◆ **Extracted records**
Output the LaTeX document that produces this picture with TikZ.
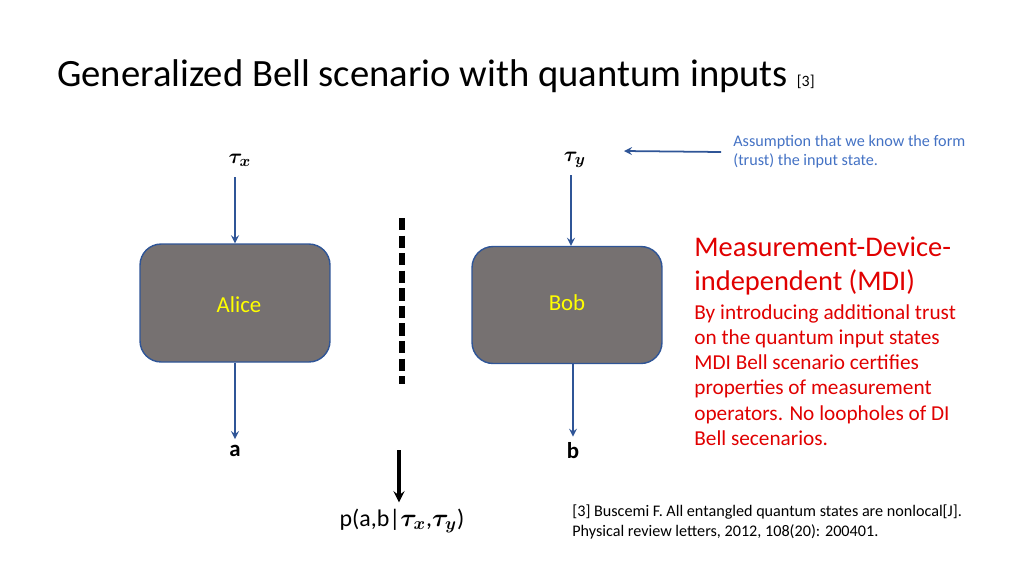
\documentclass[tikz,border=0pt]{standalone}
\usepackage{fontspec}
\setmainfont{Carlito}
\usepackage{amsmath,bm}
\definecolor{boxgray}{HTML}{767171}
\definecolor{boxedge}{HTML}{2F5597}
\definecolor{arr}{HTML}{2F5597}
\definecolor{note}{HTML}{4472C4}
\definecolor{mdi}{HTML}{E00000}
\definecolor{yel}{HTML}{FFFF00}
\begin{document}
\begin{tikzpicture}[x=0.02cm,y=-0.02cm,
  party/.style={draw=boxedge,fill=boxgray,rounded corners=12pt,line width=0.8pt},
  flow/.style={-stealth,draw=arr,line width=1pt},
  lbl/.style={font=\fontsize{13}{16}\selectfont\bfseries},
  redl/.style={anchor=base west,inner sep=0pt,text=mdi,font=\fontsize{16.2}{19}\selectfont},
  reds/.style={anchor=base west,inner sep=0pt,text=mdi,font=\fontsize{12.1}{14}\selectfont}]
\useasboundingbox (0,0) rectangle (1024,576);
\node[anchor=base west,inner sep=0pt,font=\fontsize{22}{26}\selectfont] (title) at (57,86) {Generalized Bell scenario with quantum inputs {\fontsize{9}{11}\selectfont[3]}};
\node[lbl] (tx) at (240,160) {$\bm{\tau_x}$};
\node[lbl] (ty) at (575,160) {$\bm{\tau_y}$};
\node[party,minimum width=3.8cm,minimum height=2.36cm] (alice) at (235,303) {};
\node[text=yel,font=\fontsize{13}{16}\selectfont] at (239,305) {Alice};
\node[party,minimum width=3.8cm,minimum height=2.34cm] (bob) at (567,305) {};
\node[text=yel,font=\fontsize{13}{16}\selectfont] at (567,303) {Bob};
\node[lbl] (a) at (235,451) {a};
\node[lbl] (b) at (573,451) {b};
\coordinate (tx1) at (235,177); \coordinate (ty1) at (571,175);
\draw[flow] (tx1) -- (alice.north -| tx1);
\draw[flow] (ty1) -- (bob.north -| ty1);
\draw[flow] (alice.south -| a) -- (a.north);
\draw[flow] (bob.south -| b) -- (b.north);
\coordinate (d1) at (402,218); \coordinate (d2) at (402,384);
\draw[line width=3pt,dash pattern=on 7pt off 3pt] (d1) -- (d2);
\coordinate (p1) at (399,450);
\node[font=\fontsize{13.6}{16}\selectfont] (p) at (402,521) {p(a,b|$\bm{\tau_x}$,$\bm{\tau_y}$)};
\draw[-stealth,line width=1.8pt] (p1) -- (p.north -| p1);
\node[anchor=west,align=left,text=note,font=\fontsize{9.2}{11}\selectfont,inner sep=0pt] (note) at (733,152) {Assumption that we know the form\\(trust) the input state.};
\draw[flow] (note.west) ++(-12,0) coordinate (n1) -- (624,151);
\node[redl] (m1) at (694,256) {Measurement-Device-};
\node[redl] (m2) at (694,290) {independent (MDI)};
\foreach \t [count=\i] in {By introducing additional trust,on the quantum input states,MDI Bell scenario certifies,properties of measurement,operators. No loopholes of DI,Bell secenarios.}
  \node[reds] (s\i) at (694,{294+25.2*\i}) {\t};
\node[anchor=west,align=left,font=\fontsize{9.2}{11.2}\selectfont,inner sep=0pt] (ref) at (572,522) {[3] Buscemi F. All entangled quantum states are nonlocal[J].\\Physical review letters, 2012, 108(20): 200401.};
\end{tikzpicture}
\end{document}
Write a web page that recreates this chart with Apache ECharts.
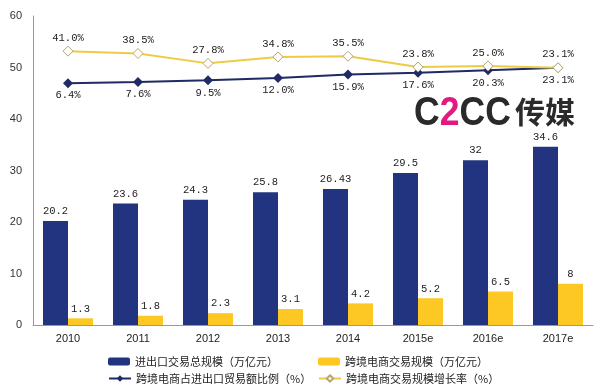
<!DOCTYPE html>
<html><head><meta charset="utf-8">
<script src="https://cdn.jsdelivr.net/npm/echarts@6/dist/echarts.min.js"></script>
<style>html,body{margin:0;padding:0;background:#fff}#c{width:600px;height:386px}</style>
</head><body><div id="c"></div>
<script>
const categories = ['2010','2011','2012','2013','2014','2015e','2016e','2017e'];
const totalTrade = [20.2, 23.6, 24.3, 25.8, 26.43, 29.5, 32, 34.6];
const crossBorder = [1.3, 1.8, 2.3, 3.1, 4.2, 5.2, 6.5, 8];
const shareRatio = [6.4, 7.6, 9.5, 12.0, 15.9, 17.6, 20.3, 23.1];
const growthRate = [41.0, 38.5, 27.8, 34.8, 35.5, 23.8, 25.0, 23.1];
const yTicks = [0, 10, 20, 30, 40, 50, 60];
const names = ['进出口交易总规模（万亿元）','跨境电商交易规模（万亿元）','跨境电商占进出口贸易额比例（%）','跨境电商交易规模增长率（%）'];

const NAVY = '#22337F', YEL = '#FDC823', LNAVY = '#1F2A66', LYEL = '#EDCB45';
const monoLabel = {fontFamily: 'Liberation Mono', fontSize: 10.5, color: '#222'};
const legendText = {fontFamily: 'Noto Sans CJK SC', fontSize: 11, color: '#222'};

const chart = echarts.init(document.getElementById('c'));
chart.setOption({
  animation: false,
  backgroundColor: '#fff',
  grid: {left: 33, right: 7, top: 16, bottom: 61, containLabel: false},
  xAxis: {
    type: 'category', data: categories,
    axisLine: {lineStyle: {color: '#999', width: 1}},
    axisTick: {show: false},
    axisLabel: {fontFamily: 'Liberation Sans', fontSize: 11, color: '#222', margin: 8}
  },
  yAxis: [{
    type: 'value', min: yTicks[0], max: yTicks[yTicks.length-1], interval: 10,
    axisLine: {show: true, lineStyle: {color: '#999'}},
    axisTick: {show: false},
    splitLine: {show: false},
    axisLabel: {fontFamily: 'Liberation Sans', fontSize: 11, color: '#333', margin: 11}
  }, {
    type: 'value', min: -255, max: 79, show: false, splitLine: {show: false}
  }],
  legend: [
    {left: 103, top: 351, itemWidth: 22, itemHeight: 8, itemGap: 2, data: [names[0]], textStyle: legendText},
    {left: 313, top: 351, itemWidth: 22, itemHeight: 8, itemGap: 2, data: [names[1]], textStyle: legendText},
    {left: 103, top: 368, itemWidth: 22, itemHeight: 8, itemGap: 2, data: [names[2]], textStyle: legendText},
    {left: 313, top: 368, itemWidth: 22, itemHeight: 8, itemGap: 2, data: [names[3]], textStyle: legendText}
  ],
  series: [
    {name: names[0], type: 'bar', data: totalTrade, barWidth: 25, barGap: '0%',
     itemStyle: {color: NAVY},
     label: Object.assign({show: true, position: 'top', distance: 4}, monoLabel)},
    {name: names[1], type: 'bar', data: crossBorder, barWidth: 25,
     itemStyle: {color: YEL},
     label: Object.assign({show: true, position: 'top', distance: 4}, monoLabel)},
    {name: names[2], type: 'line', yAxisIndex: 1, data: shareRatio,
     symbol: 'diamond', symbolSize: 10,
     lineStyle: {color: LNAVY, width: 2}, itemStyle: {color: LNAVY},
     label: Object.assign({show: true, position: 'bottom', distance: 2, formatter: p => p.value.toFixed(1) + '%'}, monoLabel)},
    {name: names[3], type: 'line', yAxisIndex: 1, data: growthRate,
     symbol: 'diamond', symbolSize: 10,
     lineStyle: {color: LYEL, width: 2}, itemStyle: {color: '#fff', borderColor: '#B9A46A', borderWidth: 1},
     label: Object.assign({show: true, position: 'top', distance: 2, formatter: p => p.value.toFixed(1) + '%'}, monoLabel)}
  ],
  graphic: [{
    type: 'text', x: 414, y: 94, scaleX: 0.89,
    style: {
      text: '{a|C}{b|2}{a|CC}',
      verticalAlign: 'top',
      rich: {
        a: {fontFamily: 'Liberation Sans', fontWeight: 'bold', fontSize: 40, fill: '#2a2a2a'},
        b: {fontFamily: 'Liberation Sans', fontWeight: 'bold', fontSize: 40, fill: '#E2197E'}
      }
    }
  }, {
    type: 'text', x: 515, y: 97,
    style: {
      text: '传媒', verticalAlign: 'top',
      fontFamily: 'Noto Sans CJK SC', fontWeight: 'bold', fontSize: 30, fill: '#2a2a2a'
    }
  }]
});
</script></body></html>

◆ **Exercise aim**
Return each line that includes "with".

◆ **Response for this exercise**
Output the LaTeX document that produces this picture with TikZ.
\node[anchor=base west,inner sep=0pt,font=\fontsize{22}{26}\selectfont] (title) at (57,86) {Generalized Bell scenario with quantum inputs {\fontsize{9}{11}\selectfont[3]}};
Write a web page that recreates this chart with Apache ECharts.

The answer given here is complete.